OBJECTIVE ▸
Without the images, write out the whole listing exactly.
____
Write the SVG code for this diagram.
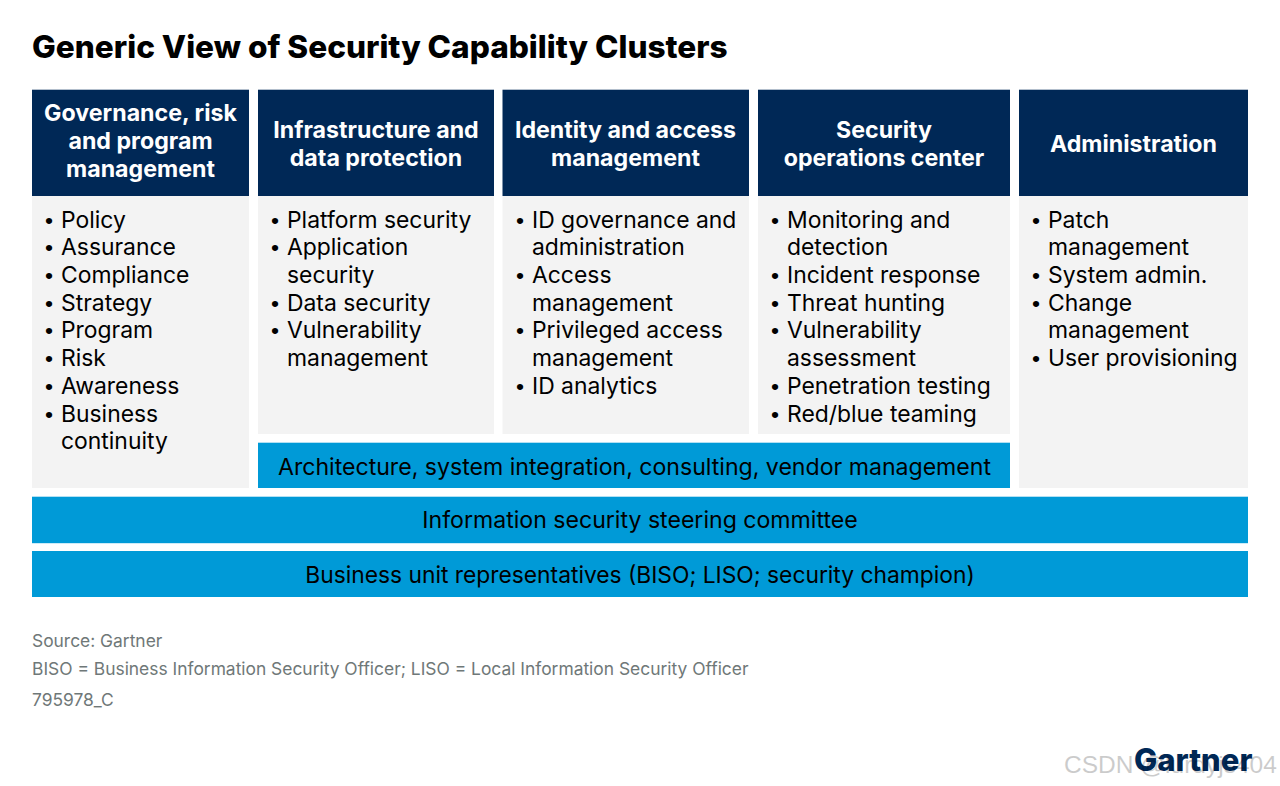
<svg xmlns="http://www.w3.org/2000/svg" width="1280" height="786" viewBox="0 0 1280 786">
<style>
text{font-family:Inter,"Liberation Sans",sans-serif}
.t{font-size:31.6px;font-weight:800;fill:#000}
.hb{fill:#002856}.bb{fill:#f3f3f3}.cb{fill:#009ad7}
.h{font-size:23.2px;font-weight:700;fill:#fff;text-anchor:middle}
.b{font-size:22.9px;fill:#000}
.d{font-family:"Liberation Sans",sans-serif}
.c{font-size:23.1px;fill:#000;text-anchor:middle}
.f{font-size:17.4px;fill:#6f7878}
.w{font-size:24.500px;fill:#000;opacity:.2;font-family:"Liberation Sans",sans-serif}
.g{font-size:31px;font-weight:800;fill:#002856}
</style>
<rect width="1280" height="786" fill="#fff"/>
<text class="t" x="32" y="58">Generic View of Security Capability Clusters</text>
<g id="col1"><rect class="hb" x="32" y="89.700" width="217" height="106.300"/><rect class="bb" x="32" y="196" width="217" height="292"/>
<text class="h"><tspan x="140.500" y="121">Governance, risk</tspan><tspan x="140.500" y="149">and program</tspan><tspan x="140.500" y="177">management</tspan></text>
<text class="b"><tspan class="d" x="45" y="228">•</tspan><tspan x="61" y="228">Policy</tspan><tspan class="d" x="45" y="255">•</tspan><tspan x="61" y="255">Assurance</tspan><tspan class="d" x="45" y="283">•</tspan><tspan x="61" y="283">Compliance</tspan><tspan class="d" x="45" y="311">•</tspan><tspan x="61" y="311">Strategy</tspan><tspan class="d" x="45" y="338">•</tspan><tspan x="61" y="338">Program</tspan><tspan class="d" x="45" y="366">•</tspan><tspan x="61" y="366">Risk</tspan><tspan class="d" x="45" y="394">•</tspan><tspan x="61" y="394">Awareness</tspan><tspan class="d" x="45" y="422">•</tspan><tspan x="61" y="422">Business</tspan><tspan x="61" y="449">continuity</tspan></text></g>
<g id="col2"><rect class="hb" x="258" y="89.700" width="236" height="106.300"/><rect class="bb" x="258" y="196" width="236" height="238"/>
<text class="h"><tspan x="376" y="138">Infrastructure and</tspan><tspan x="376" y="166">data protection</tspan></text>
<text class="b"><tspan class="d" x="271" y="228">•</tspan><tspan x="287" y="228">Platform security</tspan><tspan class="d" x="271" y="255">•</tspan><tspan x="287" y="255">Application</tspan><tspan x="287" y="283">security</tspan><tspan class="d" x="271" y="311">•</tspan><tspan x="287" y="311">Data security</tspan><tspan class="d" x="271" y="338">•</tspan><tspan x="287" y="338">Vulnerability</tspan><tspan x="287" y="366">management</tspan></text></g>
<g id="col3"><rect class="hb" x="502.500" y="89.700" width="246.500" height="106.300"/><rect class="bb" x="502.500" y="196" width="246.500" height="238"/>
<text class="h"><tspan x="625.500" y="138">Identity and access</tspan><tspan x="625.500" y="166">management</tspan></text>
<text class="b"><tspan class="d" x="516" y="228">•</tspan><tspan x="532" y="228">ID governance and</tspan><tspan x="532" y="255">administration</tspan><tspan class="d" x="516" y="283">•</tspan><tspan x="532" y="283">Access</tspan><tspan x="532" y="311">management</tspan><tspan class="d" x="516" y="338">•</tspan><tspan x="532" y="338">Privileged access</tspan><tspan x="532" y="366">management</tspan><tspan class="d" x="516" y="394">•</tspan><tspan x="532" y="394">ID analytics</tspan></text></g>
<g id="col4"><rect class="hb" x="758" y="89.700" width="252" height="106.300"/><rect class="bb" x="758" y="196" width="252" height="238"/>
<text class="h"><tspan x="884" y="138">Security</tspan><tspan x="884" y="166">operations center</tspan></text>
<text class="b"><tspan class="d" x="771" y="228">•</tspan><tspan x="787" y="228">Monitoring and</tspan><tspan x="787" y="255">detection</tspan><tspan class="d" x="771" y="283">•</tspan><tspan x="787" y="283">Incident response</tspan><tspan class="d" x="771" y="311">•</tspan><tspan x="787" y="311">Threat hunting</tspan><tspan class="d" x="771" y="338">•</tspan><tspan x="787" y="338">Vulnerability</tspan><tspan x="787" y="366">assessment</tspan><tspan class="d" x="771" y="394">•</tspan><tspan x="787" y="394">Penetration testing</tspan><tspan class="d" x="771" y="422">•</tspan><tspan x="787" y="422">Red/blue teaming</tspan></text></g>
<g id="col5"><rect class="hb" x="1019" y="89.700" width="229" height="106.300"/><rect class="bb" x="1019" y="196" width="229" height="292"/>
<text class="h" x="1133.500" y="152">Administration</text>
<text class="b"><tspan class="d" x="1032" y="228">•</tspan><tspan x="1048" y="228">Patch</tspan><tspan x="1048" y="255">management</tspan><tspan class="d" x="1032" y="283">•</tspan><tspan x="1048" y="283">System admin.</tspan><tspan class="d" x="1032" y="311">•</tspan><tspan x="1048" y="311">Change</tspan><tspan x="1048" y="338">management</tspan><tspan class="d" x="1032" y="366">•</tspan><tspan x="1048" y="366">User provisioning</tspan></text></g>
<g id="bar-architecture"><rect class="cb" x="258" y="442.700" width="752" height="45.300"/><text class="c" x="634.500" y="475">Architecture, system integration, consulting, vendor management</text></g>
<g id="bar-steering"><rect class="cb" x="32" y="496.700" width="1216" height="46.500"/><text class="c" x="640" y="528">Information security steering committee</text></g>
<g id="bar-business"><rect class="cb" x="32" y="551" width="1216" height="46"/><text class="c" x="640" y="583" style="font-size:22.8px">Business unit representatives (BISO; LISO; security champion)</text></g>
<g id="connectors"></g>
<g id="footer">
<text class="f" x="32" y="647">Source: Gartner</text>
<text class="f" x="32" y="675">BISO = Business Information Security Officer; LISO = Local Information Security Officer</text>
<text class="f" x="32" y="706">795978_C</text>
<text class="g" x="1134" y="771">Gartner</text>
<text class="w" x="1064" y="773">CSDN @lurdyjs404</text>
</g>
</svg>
____
EXERCISE RESPONSE ▸
Write the SVG code for this diagram.
<svg xmlns="http://www.w3.org/2000/svg" width="1280" height="786" viewBox="0 0 1280 786">
<style>
text{font-family:Inter,"Liberation Sans",sans-serif}
.t{font-size:31.6px;font-weight:800;fill:#000}
.hb{fill:#002856}.bb{fill:#f3f3f3}.cb{fill:#009ad7}
.h{font-size:23.2px;font-weight:700;fill:#fff;text-anchor:middle}
.b{font-size:22.9px;fill:#000}
.d{font-family:"Liberation Sans",sans-serif}
.c{font-size:23.1px;fill:#000;text-anchor:middle}
.f{font-size:17.4px;fill:#6f7878}
.w{font-size:24.500px;fill:#000;opacity:.2;font-family:"Liberation Sans",sans-serif}
.g{font-size:31px;font-weight:800;fill:#002856}
</style>
<rect width="1280" height="786" fill="#fff"/>
<text class="t" x="32" y="58">Generic View of Security Capability Clusters</text>
<g id="col1"><rect class="hb" x="32" y="89.700" width="217" height="106.300"/><rect class="bb" x="32" y="196" width="217" height="292"/>
<text class="h"><tspan x="140.500" y="121">Governance, risk</tspan><tspan x="140.500" y="149">and program</tspan><tspan x="140.500" y="177">management</tspan></text>
<text class="b"><tspan class="d" x="45" y="228">•</tspan><tspan x="61" y="228">Policy</tspan><tspan class="d" x="45" y="255">•</tspan><tspan x="61" y="255">Assurance</tspan><tspan class="d" x="45" y="283">•</tspan><tspan x="61" y="283">Compliance</tspan><tspan class="d" x="45" y="311">•</tspan><tspan x="61" y="311">Strategy</tspan><tspan class="d" x="45" y="338">•</tspan><tspan x="61" y="338">Program</tspan><tspan class="d" x="45" y="366">•</tspan><tspan x="61" y="366">Risk</tspan><tspan class="d" x="45" y="394">•</tspan><tspan x="61" y="394">Awareness</tspan><tspan class="d" x="45" y="422">•</tspan><tspan x="61" y="422">Business</tspan><tspan x="61" y="449">continuity</tspan></text></g>
<g id="col2"><rect class="hb" x="258" y="89.700" width="236" height="106.300"/><rect class="bb" x="258" y="196" width="236" height="238"/>
<text class="h"><tspan x="376" y="138">Infrastructure and</tspan><tspan x="376" y="166">data protection</tspan></text>
<text class="b"><tspan class="d" x="271" y="228">•</tspan><tspan x="287" y="228">Platform security</tspan><tspan class="d" x="271" y="255">•</tspan><tspan x="287" y="255">Application</tspan><tspan x="287" y="283">security</tspan><tspan class="d" x="271" y="311">•</tspan><tspan x="287" y="311">Data security</tspan><tspan class="d" x="271" y="338">•</tspan><tspan x="287" y="338">Vulnerability</tspan><tspan x="287" y="366">management</tspan></text></g>
<g id="col3"><rect class="hb" x="502.500" y="89.700" width="246.500" height="106.300"/><rect class="bb" x="502.500" y="196" width="246.500" height="238"/>
<text class="h"><tspan x="625.500" y="138">Identity and access</tspan><tspan x="625.500" y="166">management</tspan></text>
<text class="b"><tspan class="d" x="516" y="228">•</tspan><tspan x="532" y="228">ID governance and</tspan><tspan x="532" y="255">administration</tspan><tspan class="d" x="516" y="283">•</tspan><tspan x="532" y="283">Access</tspan><tspan x="532" y="311">management</tspan><tspan class="d" x="516" y="338">•</tspan><tspan x="532" y="338">Privileged access</tspan><tspan x="532" y="366">management</tspan><tspan class="d" x="516" y="394">•</tspan><tspan x="532" y="394">ID analytics</tspan></text></g>
<g id="col4"><rect class="hb" x="758" y="89.700" width="252" height="106.300"/><rect class="bb" x="758" y="196" width="252" height="238"/>
<text class="h"><tspan x="884" y="138">Security</tspan><tspan x="884" y="166">operations center</tspan></text>
<text class="b"><tspan class="d" x="771" y="228">•</tspan><tspan x="787" y="228">Monitoring and</tspan><tspan x="787" y="255">detection</tspan><tspan class="d" x="771" y="283">•</tspan><tspan x="787" y="283">Incident response</tspan><tspan class="d" x="771" y="311">•</tspan><tspan x="787" y="311">Threat hunting</tspan><tspan class="d" x="771" y="338">•</tspan><tspan x="787" y="338">Vulnerability</tspan><tspan x="787" y="366">assessment</tspan><tspan class="d" x="771" y="394">•</tspan><tspan x="787" y="394">Penetration testing</tspan><tspan class="d" x="771" y="422">•</tspan><tspan x="787" y="422">Red/blue teaming</tspan></text></g>
<g id="col5"><rect class="hb" x="1019" y="89.700" width="229" height="106.300"/><rect class="bb" x="1019" y="196" width="229" height="292"/>
<text class="h" x="1133.500" y="152">Administration</text>
<text class="b"><tspan class="d" x="1032" y="228">•</tspan><tspan x="1048" y="228">Patch</tspan><tspan x="1048" y="255">management</tspan><tspan class="d" x="1032" y="283">•</tspan><tspan x="1048" y="283">System admin.</tspan><tspan class="d" x="1032" y="311">•</tspan><tspan x="1048" y="311">Change</tspan><tspan x="1048" y="338">management</tspan><tspan class="d" x="1032" y="366">•</tspan><tspan x="1048" y="366">User provisioning</tspan></text></g>
<g id="bar-architecture"><rect class="cb" x="258" y="442.700" width="752" height="45.300"/><text class="c" x="634.500" y="475">Architecture, system integration, consulting, vendor management</text></g>
<g id="bar-steering"><rect class="cb" x="32" y="496.700" width="1216" height="46.500"/><text class="c" x="640" y="528">Information security steering committee</text></g>
<g id="bar-business"><rect class="cb" x="32" y="551" width="1216" height="46"/><text class="c" x="640" y="583" style="font-size:22.8px">Business unit representatives (BISO; LISO; security champion)</text></g>
<g id="connectors"></g>
<g id="footer">
<text class="f" x="32" y="647">Source: Gartner</text>
<text class="f" x="32" y="675">BISO = Business Information Security Officer; LISO = Local Information Security Officer</text>
<text class="f" x="32" y="706">795978_C</text>
<text class="g" x="1134" y="771">Gartner</text>
<text class="w" x="1064" y="773">CSDN @lurdyjs404</text>
</g>
</svg>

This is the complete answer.